S. Furst, N. Miller
Smart Material Solutions, Inc.,
United States
Keywords: nanopatterning, roll-to-roll imprinting. drum mold, mastering, nanophotonics, metamaterials, plasmonics
Summary:
This paper presents a new, high-speed method to fabricate nanopatterned master molds for roll-to-roll or plate-to-plate nano-imprint lithography. The patented process, known as “nanocoining,” uses mechanical indenting to create vast arrays of sub-wavelength features seamlessly into the outer diameter of a metal drum, with a coverage rate of more than 1 square inch per minute – 500x faster than e-beam lithography. Such nanostructured surfaces can have unique optical and wetting properties to be applied to a variety of commercial products including OLEDs, biosensors, wire-grid polarizers, solar panels, and AR/VR optics. Nanocoining is a two-step process. First, a focused ion beam (FIB) mills the nanofeatures into the flattened tip of a single crystal diamond die over a ~200 μm2 area. Then, the die is mounted to an ultrasonic resonant beam actuator that indents the nanostructured die into a rotating metal drum 45,000 times per second. Presently, the nanocoining process is able to replicate nanofeatures down to 150 nm pitch, microfeatures up to several microns, and hierarchical features (nanofeatures on top of microfeatures).
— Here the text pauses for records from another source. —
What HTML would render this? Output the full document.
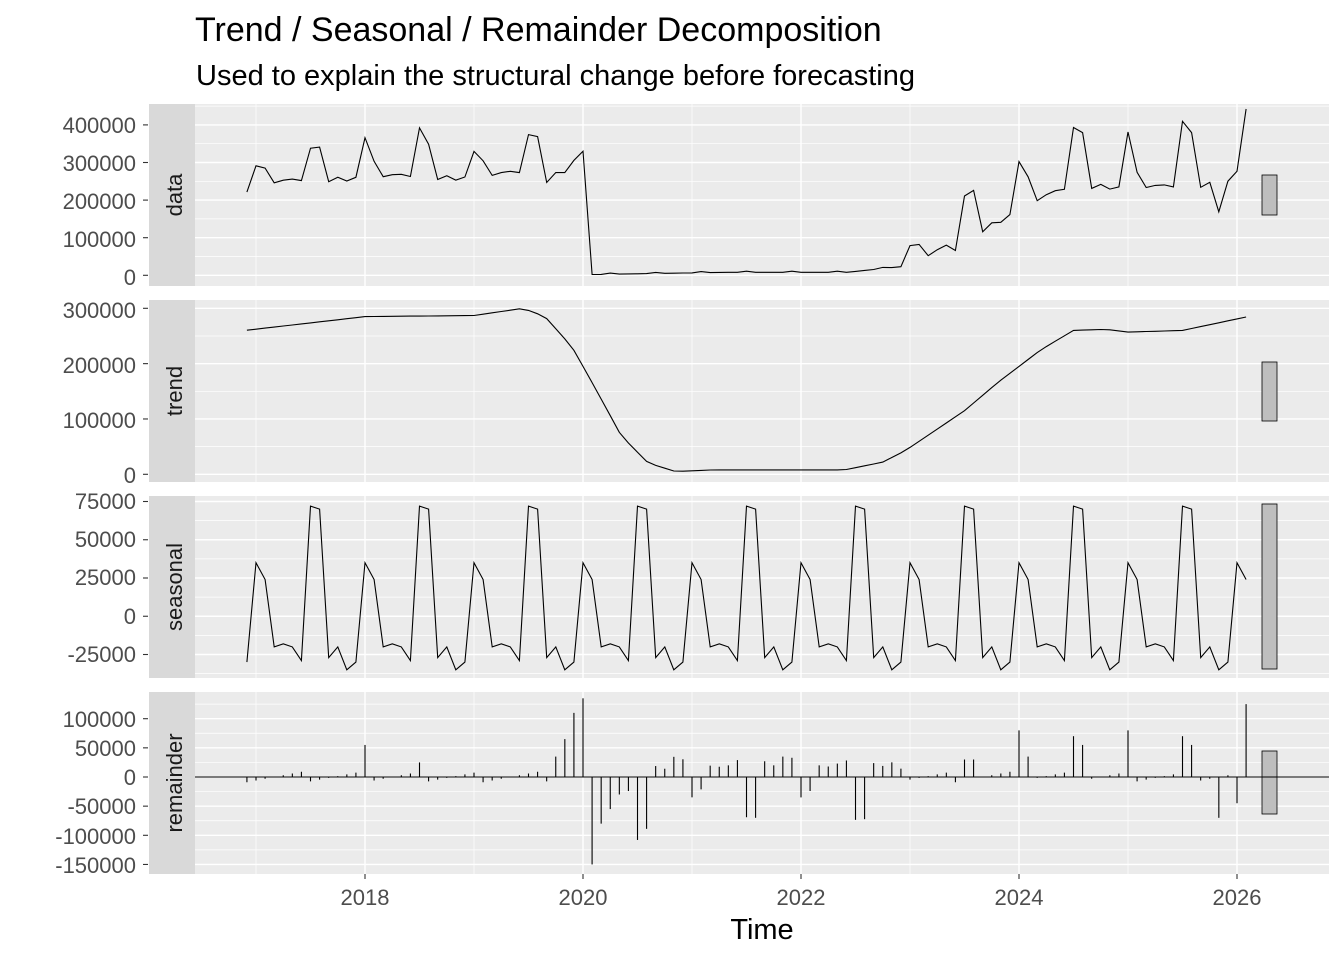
<!DOCTYPE html>
<html><head><meta charset="utf-8"><style>
body{margin:0;background:#fff;}
svg text{font-family:"Liberation Sans",Arial,sans-serif;}
</style></head><body>
<svg id="s" width="1344" height="960" viewBox="0 0 1344 960" xmlns="http://www.w3.org/2000/svg">
<rect width="1344" height="960" fill="#fff"/>
<text x="195" y="41" font-size="34" fill="#000">Trend / Seasonal / Remainder Decomposition</text>
<text x="196" y="85" font-size="29" fill="#000">Used to explain the structural change before forecasting</text>
<g id="panels"></g>
<g font-size="22" fill="#4D4D4D" text-anchor="end">
<text x="136" y="133">400000</text><text x="136" y="171">300000</text><text x="136" y="209">200000</text><text x="136" y="247">100000</text><text x="136" y="285">0</text>
<text x="136" y="318">300000</text><text x="136" y="373">200000</text><text x="136" y="428">100000</text><text x="136" y="483">0</text>
<text x="136" y="509">75000</text><text x="136" y="547">50000</text><text x="136" y="585">25000</text><text x="136" y="624">0</text><text x="136" y="662">-25000</text>
<text x="136" y="727">100000</text><text x="136" y="756">50000</text><text x="136" y="785">0</text><text x="136" y="814">-50000</text><text x="136" y="844">-100000</text><text x="136" y="873">-150000</text>
</g>
<g font-size="22" fill="#1A1A1A" text-anchor="middle">
<text transform="translate(182,195) rotate(-90)">data</text>
<text transform="translate(182,391) rotate(-90)">trend</text>
<text transform="translate(182,587) rotate(-90)">seasonal</text>
<text transform="translate(182,783) rotate(-90)">remainder</text>
</g>
<g font-size="22" fill="#4D4D4D" text-anchor="middle">
<text x="365" y="905">2018</text><text x="583" y="905">2020</text><text x="801" y="905">2022</text><text x="1019" y="905">2024</text><text x="1237" y="905">2026</text>
</g>
<text x="762" y="939" font-size="29" text-anchor="middle" fill="#000">Time</text>
</svg>
<script>
(function(){
var NS="http://www.w3.org/2000/svg",G=document.getElementById("panels");
function el(n,a){var e=document.createElementNS(NS,n);for(var k in a)e.setAttribute(k,a[k]);G.appendChild(e);return e;}
function X(t){return 365+(t-2018)*109;}
var P=[{top:104,z:275.3,s:37.6/100000,maj:[0,100000,200000,300000,400000],step:50000,lo:-50000,hi:450000,bar:[175,215]},
{top:300,z:474.3,s:55.33/100000,maj:[0,100000,200000,300000],step:50000,lo:-50000,hi:300000,bar:[362,421]},
{top:496,z:616.25,s:38.25/25000,maj:[-25000,0,25000,50000,75000],step:12500,lo:-37500,hi:75000,bar:[504,669]},
{top:692,z:777,s:58.3/100000,maj:[-150000,-100000,-50000,0,50000,100000],step:25000,lo:-175000,hi:125000,bar:[751,814]}];
var L=195,R=1329,H=182;
P.forEach(function(p){
 el("rect",{x:149,y:p.top,width:46,height:H,fill:"#D9D9D9"});
 el("rect",{x:L,y:p.top,width:R-L,height:H,fill:"#EBEBEB"});
 for(var v=p.lo;v<=p.hi;v+=p.step){var y=p.z-v*p.s;if(y<p.top||y>p.top+H)continue;
  var mj=p.maj.indexOf(v)>=0;el("line",{x1:L,x2:R,y1:y,y2:y,stroke:"#fff","stroke-width":mj?1.4:0.7});}
 for(var yr=2017;yr<=2026;yr++){var x=X(yr);el("line",{x1:x,x2:x,y1:p.top,y2:p.top+H,stroke:"#fff","stroke-width":yr%2==0?1.4:0.7});}
 p.maj.forEach(function(v){var y=p.z-v*p.s;el("line",{x1:143,x2:148,y1:y,y2:y,stroke:"#333","stroke-width":1.1});});
 el("rect",{x:1262,y:p.bar[0],width:15,height:p.bar[1]-p.bar[0],fill:"#BEBEBE",stroke:"#000","stroke-width":0.8});
});
[2018,2020,2022,2024,2026].forEach(function(yr){var x=X(yr);el("line",{x1:x,x2:x,y1:874,y2:879,stroke:"#333","stroke-width":1.1});});
var SEA=[35000,24000,-20000,-18000,-20000,-29000,72000,70000,-27000,-20000,-35000,-30000];
var TK=[[2016.9,260000],[2018,285000],[2019,287000],[2019.45,300000],[2019.65,285000],[2019.9,230000],[2020.1,160000],[2020.35,70000],[2020.6,20000],[2020.85,5000],[2021.2,8000],[2022.4,8000],[2022.75,22000],[2022.95,42000],[2023.2,75000],[2023.5,115000],[2023.8,165000],[2024.2,225000],[2024.5,260000],[2024.8,262000],[2025.0,257000],[2025.5,260000],[2026.1,285000]];
function trend(t){for(var i=1;i<TK.length;i++)if(t<=TK[i][0]){var a=TK[i-1],b=TK[i];return a[1]+(b[1]-a[1])*(t-a[0])/(b[0]-a[0]);}return TK[TK.length-1][1];}
var N=111,T=[],D=[],TR=[],SE=[],RE=[];
var EXTRA={34:35000,35:65000,36:110000,37:135000,13:55000,19:25000,43:-20000,79:30000,80:30000,85:80000,86:35000,91:70000,92:55000,97:80000,103:70000,104:55000,110:125000,109:-45000,107:-70000};
for(var i=0;i<N;i++){var t=2016.9167+i/12,m=(11+i)%12;T.push(t);var tr=trend(t),se=SEA[m];TR.push(tr);SE.push(se);
 var d;
 if(i>=38&&i<=72){d=2000+Math.min(6000,(i-38)*400)+(i>=66?(i-66)*2500:0)+(i%5==0?3000:0);}
 else{d=tr+se+(EXTRA[i]||0)+((i*7919)%13-6)*1500;}
 if(i==37)d=330000;
 D.push(d);
 var r=d-tr-se; if(EXTRA[i]!==undefined&&!(i>=38&&i<=72))r=EXTRA[i];
 if(i==38)r=-150000; if(i==39)r=-80000; if(i==40)r=-55000; if(i==41)r=-30000;
 r=Math.max(-150000,Math.min(135000,r));RE.push(r);}
function line(p,arr){var pts=arr.map(function(v,i){return X(T[i]).toFixed(1)+","+(p.z-v*p.s).toFixed(1);}).join(" ");
 el("polyline",{points:pts,fill:"none",stroke:"#000","stroke-width":1.1});}
line(P[0],D);line(P[1],TR);line(P[2],SE);
var p=P[3];el("line",{x1:L,x2:R,y1:p.z,y2:p.z,stroke:"#000","stroke-width":1.1});
RE.forEach(function(v,i){var x=X(T[i]);el("line",{x1:x,x2:x,y1:p.z,y2:p.z-v*p.s,stroke:"#000","stroke-width":1.1});});
})();
</script>
</body></html>
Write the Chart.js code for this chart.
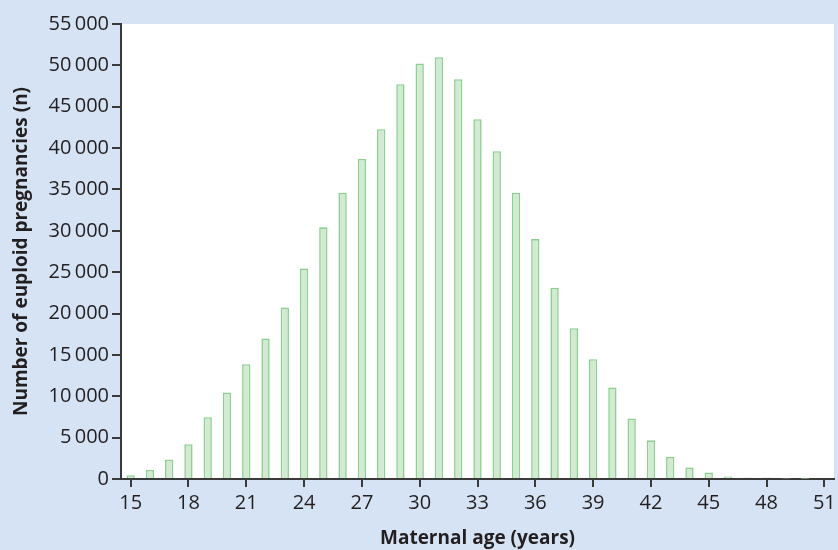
<!DOCTYPE html>
<html>
<head>
<meta charset="utf-8">
<script src="https://cdn.jsdelivr.net/npm/chart.js@4"></script>
<style>
  html, body { margin: 0; padding: 0; background: #d5e3f5; }
  #wrap { width: 838px; height: 550px; }
</style>
</head>
<body>
<div id="wrap"><canvas id="chart" width="838" height="550"></canvas></div>
<script>
// maternal age in years, 15 to 51
const ages = [15, 16, 17, 18, 19, 20, 21, 22, 23, 24, 25, 26, 27, 28, 29, 30, 31, 32, 33,
              34, 35, 36, 37, 38, 39, 40, 41, 42, 43, 44, 45, 46, 47, 48, 49, 50, 51];
// number of euploid pregnancies per age
const pregnancies = [450, 1090, 2350, 4200, 7470, 10450, 13880, 16990, 20740, 25460, 30420,
                     34610, 38680, 42280, 47720, 50220, 50990, 48330, 43490, 39620, 34610,
                     29000, 23110, 18230, 14480, 11060, 7300, 4680, 2660, 1380, 775, 290,
                     170, 170, 60, 40, 0];
const yTicks = [0, 5000, 10000, 15000, 20000, 25000, 30000, 35000, 40000, 45000, 50000, 55000];

const ink = '#231f20';
const axisCol = '#3a3a3a';

function fmt(v) {
    if (v < 1000) return String(v);
    const s = String(v);
    return s.slice(0, s.length - 3) + '\u2009' + s.slice(-3);
}

const plotBg = {
    id: 'plotBg',
    beforeDraw(chart) {
        const { ctx, chartArea: a } = chart;
        ctx.save();
        ctx.fillStyle = '#ffffff';
        ctx.fillRect(a.left, a.top, a.right - a.left, a.bottom - a.top);
        ctx.restore();
    }
};

const chart = new Chart(document.getElementById('chart'), {
    type: 'bar',
    data: {
        labels: ages,
        datasets: [{
            label: 'Euploid pregnancies',
            data: pregnancies,
            backgroundColor: '#d3ead2',
            borderColor: '#8dcf8f',
            borderWidth: 1.6,
            barPercentage: 0.9,
            categoryPercentage: 0.48
        }]
    },
    options: {
        responsive: false,
        animation: false,
        layout: { padding: { top: 24, right: 4, left: 0, bottom: 0 } },
        plugins: { legend: { display: false }, tooltip: { enabled: false } },
        scales: {
            x: {
                afterFit(scale) { scale.height = 71; scale.paddingRight = 0; scale.paddingLeft = 0; },
                grid: { display: true, drawOnChartArea: false, offset: false, tickLength: 8, color: axisCol, lineWidth: 2 },
                border: { display: true, color: axisCol, width: 2 },
                ticks: {
                    autoSkip: false,
                    maxRotation: 0,
                    padding: 4,
                    color: ink,
                    font: { family: 'Open Sans', size: 20 },
                    callback(value, i) {
                        const a = ages[i];
                        return (a - 15) % 3 === 0 ? String(a) : null;
                    }
                },
                title: {
                    display: true,
                    text: 'Maternal age (years)',
                    color: ink,
                    font: { family: 'Open Sans', size: 19, weight: 'bold' },
                    padding: { top: 0, bottom: 0 }
                }
            },
            y: {
                min: 0,
                max: 55000,
                afterFit(scale) { scale.width = 121; scale.paddingTop = 0; scale.paddingBottom = 0; },
                afterBuildTicks(scale) { scale.ticks = yTicks.map(v => ({ value: v })); },
                grid: { display: true, drawOnChartArea: false, tickLength: 9, color: axisCol, lineWidth: 2 },
                border: { display: true, color: axisCol, width: 2 },
                ticks: {
                    padding: 3,
                    color: ink,
                    font: { family: 'Open Sans', size: 20 },
                    callback: v => fmt(v)
                },
                title: {
                    display: true,
                    text: 'Number of euploid pregnancies (n)',
                    color: ink,
                    font: { family: 'Open Sans', size: 19, weight: 'bold' },
                    padding: { top: 10, bottom: 0 }
                }
            }
        }
    },
    plugins: [plotBg]
});
</script>
</body>
</html>
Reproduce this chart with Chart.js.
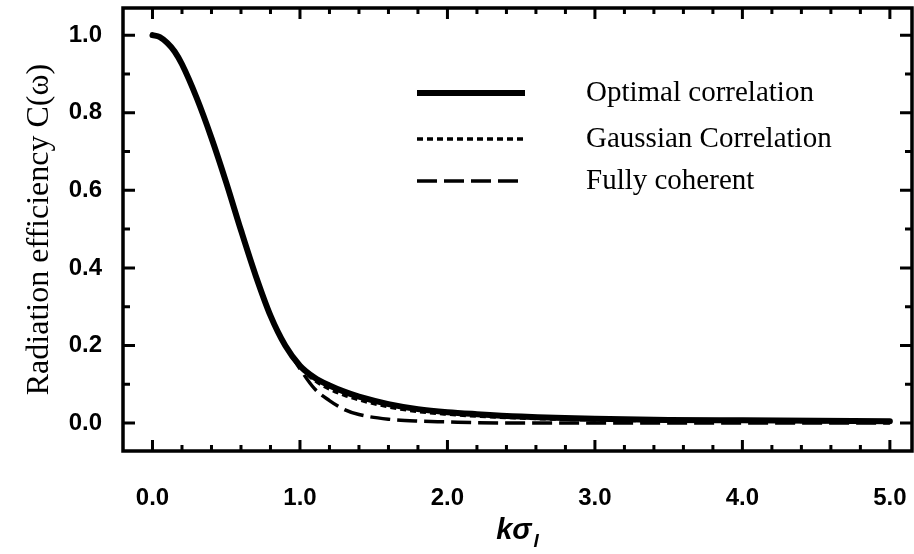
<!DOCTYPE html>
<html>
<head>
<meta charset="utf-8">
<script src="https://cdn.jsdelivr.net/npm/chart.js@4.4.0/dist/chart.umd.min.js"></script>
<style>
  html, body { margin: 0; padding: 0; background: #fff; }
  #wrap { width: 914px; height: 554px; }
</style>
</head>
<body>
<div id="wrap"><canvas id="chart"></canvas></div>
<script>
// k*sigma_l values and radiation efficiency
const K_SIGMA  = [0, 0.05, 0.1, 0.15, 0.2, 0.3, 0.4, 0.5, 0.6, 0.7, 0.8, 0.9, 1.0, 1.1, 1.2, 1.3, 1.4, 1.6, 1.8, 2.0, 2.2, 2.5, 3.0, 3.5, 4.0, 4.5, 5.0];
const OPTIMAL  = [1.0, 0.995, 0.98, 0.958, 0.925, 0.838, 0.735, 0.62, 0.497, 0.38, 0.277, 0.20, 0.148, 0.117, 0.097, 0.081, 0.068, 0.049, 0.036, 0.028, 0.023, 0.017, 0.011, 0.008, 0.007, 0.006, 0.005];
const GAUSSIAN = [1.0, 0.995, 0.98, 0.958, 0.925, 0.838, 0.735, 0.62, 0.497, 0.38, 0.277, 0.20, 0.145, 0.110, 0.088, 0.072, 0.060, 0.042, 0.030, 0.023, 0.018, 0.013, 0.008, 0.006, 0.005, 0.004, 0.003];
const COHERENT = [1.0, 0.995, 0.98, 0.958, 0.925, 0.838, 0.735, 0.62, 0.497, 0.38, 0.277, 0.20, 0.140, 0.088, 0.058, 0.035, 0.022, 0.010, 0.005, 0.003, 0.001, 0.0, 0.0, 0.0, 0.0, 0.0, 0.0];

const X_TICKS = [0, 1, 2, 3, 4, 5];
const Y_TICKS = [0, 0.2, 0.4, 0.6, 0.8, 1.0];

const pts = ys => K_SIGMA.map((x, i) => ({ x, y: ys[i] }));

const noPad = s => { s.paddingTop = 0; s.paddingBottom = 0; s.paddingLeft = 0; s.paddingRight = 0; };

// frame, inward ticks on all four sides, in-plot legend and the x title
const framePlugin = {
  id: 'frame',
  afterDraw(chart) {
    const { ctx, chartArea: a, scales: { x, y } } = chart;
    ctx.save();
    ctx.strokeStyle = '#000';
    ctx.lineWidth = 3.5;
    ctx.strokeRect(a.left, a.top, a.right - a.left, a.bottom - a.top);

    ctx.lineWidth = 3;
    ctx.beginPath();
    for (let v = 0; v <= 5.001; v += 0.2) {
      const px = x.getPixelForValue(v);
      const len = Math.abs(v - Math.round(v)) < 1e-6 ? 11 : 6;
      ctx.moveTo(px, a.bottom); ctx.lineTo(px, a.bottom - len);
      ctx.moveTo(px, a.top);    ctx.lineTo(px, a.top + len);
    }
    for (let v = 0; v <= 1.001; v += 0.1) {
      const py = y.getPixelForValue(v);
      const major = Math.round(v * 10) % 2 === 0;
      const len = major ? 12 : 7;
      ctx.moveTo(a.left, py);  ctx.lineTo(a.left + len, py);
      ctx.moveTo(a.right, py); ctx.lineTo(a.right - len, py);
    }
    ctx.stroke();

    // legend
    const rows = [93, 139, 181];
    chart.data.datasets.forEach((ds, i) => {
      ctx.beginPath();
      ctx.lineWidth = ds.borderWidth;
      ctx.setLineDash(ds.borderDash || []);
      ctx.moveTo(417, rows[i]); ctx.lineTo(525, rows[i]);
      ctx.stroke();
      ctx.setLineDash([]);
      ctx.fillStyle = '#000';
      ctx.font = '29px "Liberation Serif"';
      ctx.textBaseline = 'middle';
      ctx.textAlign = 'left';
      ctx.fillText(ds.label, 586, rows[i]);
    });

    // x title: k sigma with subscript l
    const cx = (a.left + a.right) / 2;
    ctx.font = 'italic bold 29px "Liberation Sans"';
    ctx.textBaseline = 'alphabetic';
    const main = 'kσ';
    const w = ctx.measureText(main).width;
    ctx.font = 'italic bold 19px "Liberation Sans"';
    const ws = ctx.measureText('l').width;
    const x0 = cx - (w + ws + 2) / 2;
    ctx.font = 'italic bold 29px "Liberation Sans"';
    ctx.fillText(main, x0, 539);
    ctx.font = 'italic bold 19px "Liberation Sans"';
    ctx.fillText('l', x0 + w + 2, 547);
    ctx.restore();
  }
};

new Chart(document.getElementById('chart'), {
  type: 'line',
  data: {
    datasets: [
      { label: 'Optimal correlation',  data: pts(OPTIMAL),  borderColor: '#000', borderWidth: 6,   borderCapStyle: 'round' },
      { label: 'Gaussian Correlation', data: pts(GAUSSIAN), borderColor: '#000', borderWidth: 3.5, borderDash: [6, 4] },
      { label: 'Fully coherent',       data: pts(COHERENT), borderColor: '#000', borderWidth: 3.5, borderDash: [20, 7] }
    ]
  },
  options: {
    responsive: true, maintainAspectRatio: false, animation: false,
    layout: { padding: { top: 8, right: 2, left: 0, bottom: 0 } },
    plugins: { legend: { display: false }, tooltip: { enabled: false } },
    elements: { point: { radius: 0 }, line: { cubicInterpolationMode: 'monotone' } },
    scales: {
      x: {
        type: 'linear', min: -0.2, max: 5.15,
        afterFit: s => { s.height = 103; noPad(s); },
        afterBuildTicks: s => { s.ticks = X_TICKS.map(v => ({ value: v })); },
        grid: { display: false, drawTicks: false },
        border: { display: false },
        ticks: { padding: 33, maxRotation: 0, color: '#000', font: { family: 'Liberation Sans', weight: 'bold', size: 24 }, callback: v => v.toFixed(1) }
      },
      y: {
        type: 'linear', min: -0.072, max: 1.07,
        afterFit: s => { s.width = 123; noPad(s); },
        afterBuildTicks: s => { s.ticks = Y_TICKS.map(v => ({ value: v })); },
        grid: { display: false, drawTicks: false },
        border: { display: false },
        ticks: { padding: 21, color: '#000', font: { family: 'Liberation Sans', weight: 'bold', size: 24 }, callback: v => v.toFixed(1) },
        title: { display: true, text: 'Radiation efficiency C(ω)', color: '#000', font: { family: 'Liberation Serif', size: 32 }, padding: { top: 20, bottom: 0 } }
      }
    }
  },
  plugins: [framePlugin]
});
</script>
</body>
</html>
Patterns can be generated on a periodic, arbitrary, and stochastic grid. Smart Material Solutions’ (SMS’s) current pilot line is capable of making molds up to 150 mm in diameter and 150 mm long from materials including nickel-phosphorous, electro-formed copper, 110 copper, brass, and aluminum. The design, fabrication, and most recent results SMS’s new nanocoining pilot system will be presented. The pilot system, designed by SMS and fabricated in partnership with Aerotech, Inc. and Professional Instruments, Inc., is a multifunctional diamond-turning lathe and indenting that is capable of producing seamless cylindrical drum molds for roll-to-roll processes or foil shims that can be flattened or wrapped around a drum. The work also addresses recent developments in the nanofabrication of the diamond dies that are used as indenting tools in the process. Improved FIB milling of diamond has resulted in nanopillars with pitches as small as 150 nm and gratings with spacings as small as 140 nm. Finally, SMS will present preliminary results of plastic films replicated from the indented metal molds, showing a broadband increase in transmission caused by the motheye effect.